Die Vergangenheit hat eine große Zukunft in Irland. 2021 wird für die Grüne
Insel wieder ein Jahr der Gedenkfeiern. Im Juli jährt sich das Ende des
Unabhängigkeitskriegs gegen die britische Kolonialherrschaft zum
hundertsten Mal. Einen Monat später, im August 1921, riefen Arbeiter im
Südwesten Irlands den „Limerick Soviet“ aus, mit dem die Stadt unter
Selbstverwaltung gestellt wurde, was allerdings nur acht Tage Bestand
hatte. Und 1922 brach der Bürgerkrieg aus.

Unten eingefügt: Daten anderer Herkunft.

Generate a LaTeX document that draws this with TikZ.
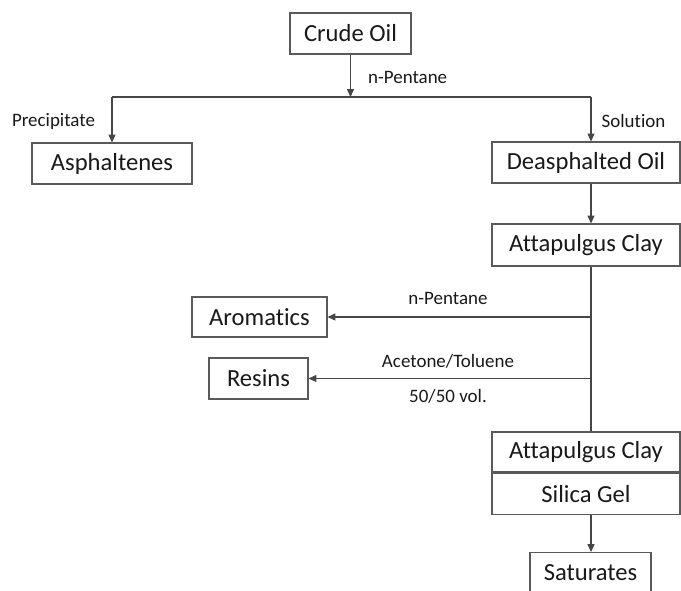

Es gibt also genug zu gedenkfeiern, und das können die Iren, wie sie im
Jahr 2016 bewiesen haben. Damals feierte man mehrmals den hundertsten
Jahrestag des Osteraufstands, der das Ende der britischen Herrschaft in
Irland einläutete. Die einen taten das am Ostermontag, die anderen am
Datum, auf das der Ostermontag damals gefallen war. Die beiden Tage lagen
2016 einige Wochen auseinander.
Jetzt hat der Osteraufstand wieder Schlagzeilen gemacht. Ende September ist
nämlich das ehemalige Haus von Michael Joseph O’Rahilly, genannt „The
O’Rahilly“, in Ballsbridge abgerissen worden. Er war der einzige Anführer
des Osteraufstands, der bei den Kämpfen getötet wurde. Als er sterbend in
einem Hauseingang in der Dubliner Innenstadt lag, schrieb er geschwind
einen Brief an seine Frau Nancy. Es sei „ein guter Kampf“ gewesen,
versicherte er ihr. Es sei allemal besser, als von einer Straßenbahn
überfahren oder von der Grippe dahingerafft zu werden.
Um sein Haus ist nun ein Rechtsstreit entbrannt. Die Baubehörde hatte der
Immobilienfirma Derryroe, der das Haus inzwischen gehörte, zwar am 8.
September die Abrissgenehmigung erteilt, aber der Stadtrat hatte es sechs
Tage später unter Denkmalschutz gestellt. Am 29. September schlug die
Abrissbirne trotzdem zu. Derryroe wird die Strafe mit Vergnügen bezahlen:
Auf dem Areal soll ein zwölfstöckiger Wohnblock mit 105 Wohnungen und einem
Hotel entstehen. Einige Abgeordnete fordern jedoch, O'Rahillys Haus
originalgetreu wieder aufzubauen.
Ballsbridge ist das vornehmste Viertel Dublins, viele Botschaften liegen
hier. Ailesbury Road und Shrewsbury Road sind nicht nur auf dem
Monopoly-Spielbrett die teuersten Straßen der irischen Hauptstadt. Der
Stadtteil ist indirekt in die Literaturgeschichte eingegangen, denn James
Joyce wählte den 16. Juni 1904, an dem sein Roman „Ulysses“ spielt, weil er
an diesem Tag in der Shelbourne Road in Ballsbridge entjungfert worden war.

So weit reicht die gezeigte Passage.